Dalam putusannya, MK menyebut bahwa pada pelaksanannya, masih ada wamen yang merangkap jabatan sebagai komisaris di perusahaan milik negara.
“Putusan Mahkamah Konstitusi Nomor 80/PUU-XVII/2019 sudah jelas menyampaikan bahwa wakil menteri dilarang rangkap jabatan sebagai komisaris di perusahaan negara maupun swasta,” tulis putusan MK.

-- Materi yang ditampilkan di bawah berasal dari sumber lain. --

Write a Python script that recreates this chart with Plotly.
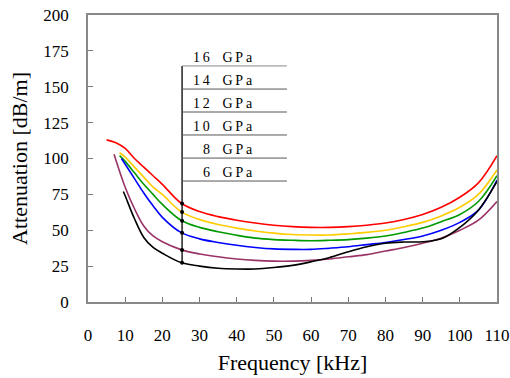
import numpy as np
import plotly.graph_objects as go

# ---- data ----
labels = ["16 GPa", "14 GPa", "12 GPa", "10 GPa", "8 GPa", "6 GPa"]
colors = ["#ff0000", "#ffcc00", "#009900", "#0000ff", "#993366", "#000000"]

f_16 = [5, 7.5, 10, 12.5, 15, 17.5, 20, 25, 30, 35, 40, 45, 50, 55, 60, 65, 70, 75, 80, 85, 90, 95, 100, 105, 110]
a_16 = [113, 111, 107, 100, 94, 88, 82, 69, 63, 59.5, 57, 55, 53.5, 52.5, 52, 52, 52.5, 53.5, 55, 57.5, 61, 66, 73, 83, 102]

f_14 = [8.5, 10, 12.5, 15, 17.5, 20, 25, 30, 35, 40, 45, 50, 55, 60, 65, 70, 75, 80, 85, 90, 95, 100, 105, 110]
a_14 = [104, 101, 94, 87, 80, 75, 63, 57.5, 54, 51.5, 49.5, 48, 47, 46.7, 46.7, 47.5, 48.5, 50, 52.5, 55.5, 60, 66, 75, 92]

f_12 = [8.5, 10, 12.5, 15, 17.5, 20, 25, 30, 35, 40, 45, 50, 55, 60, 65, 70, 75, 80, 85, 90, 95, 100, 105, 110]
a_12 = [102, 98, 90, 82, 75, 68, 57, 52, 49, 46.5, 44.5, 43.5, 43, 42.7, 43, 43.5, 44.5, 46, 48.5, 51.5, 56, 61, 70, 88]

f_10 = [9, 10, 12.5, 15, 17.5, 20, 25, 30, 35, 40, 45, 50, 55, 60, 65, 70, 75, 80, 85, 90, 95, 100, 105, 110]
a_10 = [100, 96, 86, 76, 67, 59, 48.5, 44, 41.5, 39.5, 38, 37, 36.7, 36.7, 37.5, 38.5, 40, 41.5, 43.5, 46, 50, 55.5, 64, 85]

f_8 = [7, 10, 12.5, 15, 17.5, 20, 25, 30, 35, 40, 45, 50, 55, 60, 65, 70, 75, 80, 85, 90, 95, 100, 105, 110]
a_8 = [103, 80, 65, 53, 46, 42, 36.5, 33.5, 31.5, 30, 29, 28.5, 28.5, 29, 30, 31.5, 33, 35.5, 38, 41, 44.5, 50, 57, 70]

f_6 = [9.5, 10, 12.5, 15, 17.5, 20, 25, 30, 35, 40, 45, 50, 55, 60, 65, 70, 75, 80, 85, 90, 95, 100, 105, 110]
a_6 = [77, 74, 58, 45, 38, 34, 27.5, 25, 23.5, 23, 23, 24, 25.5, 28, 31, 35, 38.5, 41, 41.8, 42, 44, 52, 64, 84]

series_f = [f_16, f_14, f_12, f_10, f_8, f_6]
series_a = [a_16, a_14, a_12, a_10, a_8, a_6]

# label table (reference line) values
ref_freq = 25.3
table_rows = [164.5, 148.4, 132.4, 116.4, 100.3, 84.3]
table_end = 53.5
label_x = 44.8

x_ticks = list(range(0, 111, 10))
y_ticks = list(range(0, 201, 25))

FONT = "Liberation Serif"

fig = go.Figure()
for f, a, c, lab in zip(series_f, series_a, colors, labels):
    fig.add_trace(go.Scatter(x=f, y=a, mode="lines", line=dict(color=c, width=1.6),
                             name=lab, showlegend=False, line_shape="spline"))

# vertical reference line with markers at curve intersections
pts = [float(np.interp(ref_freq, f, a)) for f, a in zip(series_f, series_a)]
fig.add_trace(go.Scatter(x=[ref_freq, ref_freq], y=[table_rows[0], pts[-1]], mode="lines",
                         line=dict(color="black", width=1.3), showlegend=False))
fig.add_trace(go.Scatter(x=[ref_freq] * len(pts), y=pts, mode="markers",
                         marker=dict(color="black", size=4), showlegend=False))

# horizontal table lines and labels
for i, (yv, lab) in enumerate(zip(table_rows, labels)):
    fig.add_trace(go.Scatter(x=[ref_freq, table_end], y=[yv, yv], mode="lines",
                             line=dict(color="#555555" if i else "#888888", width=1),
                             showlegend=False))
    spaced = "\u2009".join(list(lab.replace(" ", "\u2002")))
    fig.add_annotation(x=label_x, y=yv, text=spaced, showarrow=False,
                       xanchor="right", yanchor="bottom", yshift=-1,
                       font=dict(family=FONT, size=14, color="black"))

fig.update_layout(
    width=510, height=378,
    margin=dict(l=88, r=13, t=15, b=76),
    paper_bgcolor="white", plot_bgcolor="white",
    font=dict(family=FONT, size=17, color="black"),
    xaxis=dict(range=[0, 110], tickvals=x_ticks, ticks="inside", ticklen=5,
               tickcolor="#777777", showline=True, linecolor="#888888", linewidth=1.5,
               mirror=True, showgrid=False, zeroline=False, ticklabelstandoff=17,
               automargin=False, tickfont=dict(family=FONT, size=17),
               title=dict(text="Frequency [kHz]", font=dict(family=FONT, size=22), standoff=10)),
    yaxis=dict(range=[0, 200], tickvals=y_ticks, ticks="inside", ticklen=5,
               tickcolor="#777777", showline=True, linecolor="#888888", linewidth=1.5,
               mirror=True, showgrid=False, zeroline=False, ticklabelstandoff=14,
               automargin=False, tickfont=dict(family=FONT, size=17),
               title=dict(text="Attenuation [dB/m]", font=dict(family=FONT, size=22), standoff=10)),
)

fig.write_html("out.html")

MK memandang, pengabaian putusan tersebut didasarkan pada alasan bahwa amar putusan perkara tersebut ‘tidak dapat diterima’ dan tidak menyertakan ketentuan soal larangan rangkap jabatan tersebut inkonstitusional. MK kemudian menegaskan, hal itu tidak ada di amar putusan, namun larangannya diterapkan secara kesatuan dalam bagian pertimbangan putusan. Maka, hal itu harus tetap dilaksanakan.
“Meskipun dalam amar putusan a quo permohonannya tidak dapat diterima, tetapi dalam membaca putusan juga sudah seharusnya membaca dan melihat ratio decidendi-nya (bagian dari putusan pengadilan yang menjadi preseden hukum bagi kasus serupa di masa depan),” tulis MK.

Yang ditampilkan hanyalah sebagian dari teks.